Накануне моего переезда сюда я писала ему, что выступить ему надо, но позднее, потому что пока возможно спасти человека уговорами негодяев, щеголянием званий (академики, лауреаты) надо дать им возможность уговаривать. «Главное, чтобы мальчик был дома»43
. Он сначала послушался было (таково было не только мое мнение), но потом в субботу явился с готовым (переделанным к лучшему) текстом и заявил, что «враги человеку домашние его», что он не может ни жить, ни спать, ни работать и будет действовать.А сегодня выпустили Медведева. Не знаю, будут ли теперь передавать письмо Ал. Ис., нет ли; и полезно это будет (там есть обобщение) или нет; и поможет ли это Наташе Горбаневской, которую судят сейчас, или нет; и повредит ли это самому Ал. Ис. или нет. И хорошо ли я сделала, что не послала свое письмо в прокуратуру, или нет. (Мне со всех сторон объясняли, что мое имя будет вредно, и я послушалась.)
Меня это трогает. Оба они уже принадлежат легенде, т. е. правде.

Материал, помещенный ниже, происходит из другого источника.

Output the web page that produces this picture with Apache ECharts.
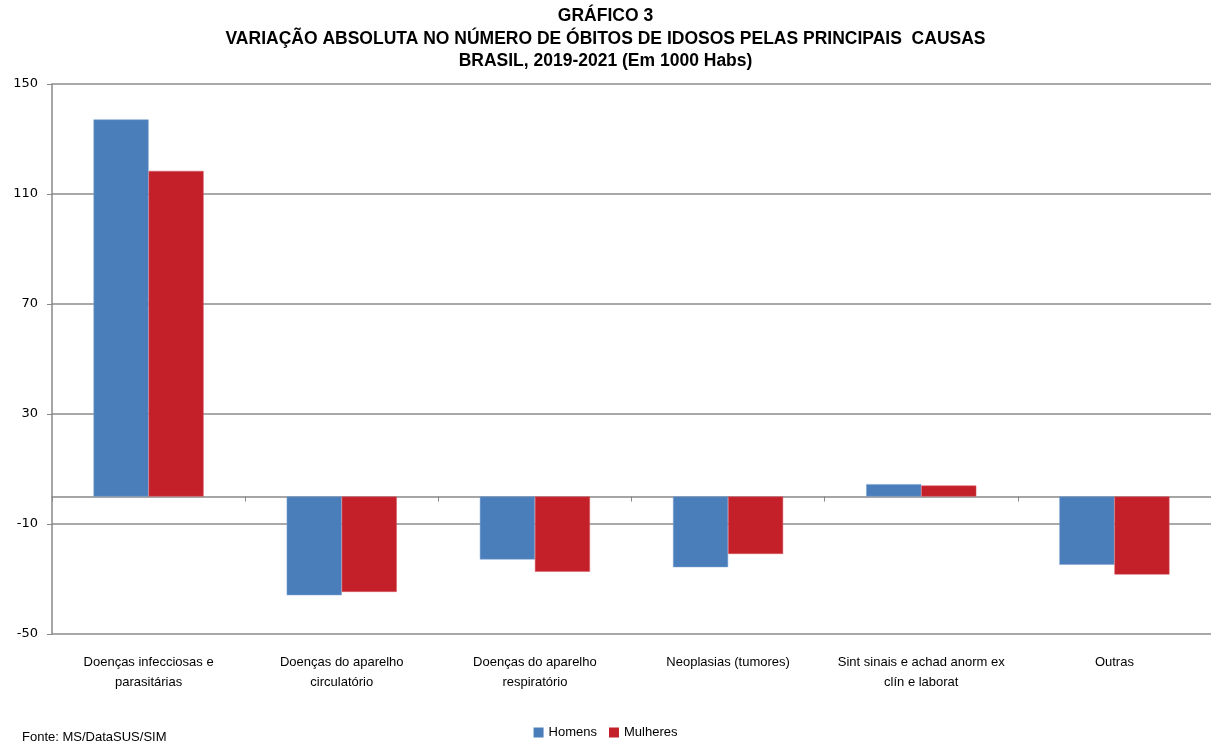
<!DOCTYPE html>
<html>
<head>
<meta charset="utf-8">
<script src="https://cdn.jsdelivr.net/npm/echarts@6/dist/echarts.min.js"></script>
<style>
html, body { margin: 0; padding: 0; background: #fff; }
#main { width: 1211px; height: 746px; }
</style>
</head>
<body>
<div id="main"></div>
<script>
// causas (categorias do eixo x)
var categorias = [
  'Doenças infecciosas e\nparasitárias',
  'Doenças do aparelho\ncirculatório',
  'Doenças do aparelho\nrespiratório',
  'Neoplasias (tumores)',
  'Sint sinais e achad anorm ex\nclín e laborat',
  'Outras'
]
// variação absoluta (em 1000)
var homens   = [137.1, -35.9, -22.9, -25.7, 4.5, -24.8]
var mulheres = [118.4, -34.7, -27.4, -20.9, 4.0, -28.4]
var yTicks = { min: -50, max: 150, interval: 40 }

var chart = echarts.init(document.getElementById('main'))
chart.setOption({
  animation: false,
  backgroundColor: '#fff',
  title: {
    left: 'center',
    top: 0,
    text: 'GRÁFICO 3\nVARIAÇÃO ABSOLUTA NO NÚMERO DE ÓBITOS DE IDOSOS PELAS PRINCIPAIS  CAUSAS\nBRASIL, 2019-2021 (Em 1000 Habs)',
    textStyle: {
      fontFamily: 'Liberation Sans Narrow, Liberation Sans, Arial',
      fontSize: 17.5,
      fontWeight: 'bold',
      color: '#000',
      lineHeight: 22.5
    }
  },
  graphic: [{
    type: 'text',
    left: 22,
    top: 731,
    style: { text: 'Fonte: MS/DataSUS/SIM', fontFamily: 'Liberation Sans, Arial', fontSize: 13, fill: '#000' }
  }],
  legend: {
    bottom: 2,
    left: 'center',
    itemWidth: 10,
    itemHeight: 10,
    itemGap: 12,
    icon: 'rect',
    itemStyle: { borderWidth: 0 },
    textStyle: { fontFamily: 'Liberation Sans, Arial', fontSize: 13, color: '#000' },
    data: ['Homens', 'Mulheres']
  },
  grid: { left: 52, top: 84, width: 1163, height: 550 },
  xAxis: [{
    type: 'category',
    data: categorias,
    axisLine: { onZero: true, lineStyle: { color: '#888', width: 1.5 } },
    axisTick: { show: true, interval: 0, length: 5, lineStyle: { color: '#888' } },
    axisLabel: { show: false }
  }, {
    type: 'category',
    data: categorias,
    position: 'bottom',
    axisLine: { show: false, onZero: false },
    axisTick: { show: false },
    axisLabel: {
      margin: 18,
      interval: 0,
      fontFamily: 'Liberation Sans, Arial',
      fontSize: 13,
      lineHeight: 20,
      color: '#000'
    }
  }],
  yAxis: {
    type: 'value',
    min: yTicks.min,
    max: yTicks.max,
    interval: yTicks.interval,
    axisLine: { show: true, lineStyle: { color: '#888', width: 1.5 } },
    axisTick: { show: true, length: 5, lineStyle: { color: '#888' } },
    axisLabel: { margin: 14, fontFamily: 'DejaVu Sans, Verdana', fontSize: 13, color: '#000' },
    splitLine: { show: true, lineStyle: { color: '#8c8c8c', width: 1.5 } }
  },
  series: [{
    name: 'Homens',
    type: 'bar',
    barGap: 0,
    barCategoryGap: '43%',
    itemStyle: { color: '#4a7ebb', borderColor: '#7ba0d0', borderWidth: 0.5 },
    data: homens
  }, {
    name: 'Mulheres',
    type: 'bar',
    barGap: 0,
    barCategoryGap: '43%',
    itemStyle: { color: '#c3202a', borderColor: '#d86068', borderWidth: 0.5 },
    data: mulheres
  }]
})
</script>
</body>
</html>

Перечитывает «Войну и мир» и, к собственному удивлению, недоволен. Говорит, что описания сражений неверны, а люди – схематичны. («Кутузов только для того, чтобы показать, что не следует вмешиваться – и больше в нем нет ничего. Самая мысль неверна: полководческий гений несомненно существует».)
Со мной был ласков, даже нежен – по-видимому, из-за моей болезни и из-за надвигающейся слепоты. Расспрашивал. Потом сказал, что прочел 30 страниц «Спуска» и что это гораздо лучше «Софьи Петровны»: «написано плотнее и своеобразнее». Похвала мастера всегда приятна, но я не обрадовалась – что ж говорить-то по 30 страницам! И зачем мне это. Я не претендую, чтобы он мои вещи читал. Я понимаю – ему совсем не до них.
Знаю, что и эта радость завтра обернется горем, но сегодня – праздную.
Я была на даче. Телефонный звонок. Голос Р. Д. [Орловой].
Я обрадовалась всеми силами, какие только еще остались во мне.
Только что положила трубку – опять звонок:
– Попросите, пожалуйста, Солженицына.
– Его нет здесь.
– Это дача Чуковского?
– Да.
– А нам сказали, что он живет здесь. Это говорят из посольства.
– Это ошибка.
– А где же он?
– Я могу дать вам рязанский адрес. – Продиктовала.
Звонок. Звонит А. И. Я его наскоро поздравила, сказала, что рада его голосу, потому что хотела послать телеграмму.
– Не надо телеграмм, – сказал он властно. – Не надо. Я не хочу перегружать папки. Столько звонков сегодня было, я еле успевал бегать туда и обратно. Узнал я от NN. Она позвонила первая. Вот что я решил: буду работать не отрываясь.
Великий человек.
[Половина страницы отрезана. –
К вечеру мне ее добыли, я ее прочла44
.Ложь с начала и до конца.
Будто народ одобрил исключение. Да народ и не знает ничего, а если и знает, то из этого же страшного источника. Будто писатели одобрили. Какие это? Грибачев? И о протестах – ни слова.
Сразу заныло сердце – отвечать. Но мне нельзя, неприлично, потому что он похвалил меня.
А больше никто – я чувствую – не ответит.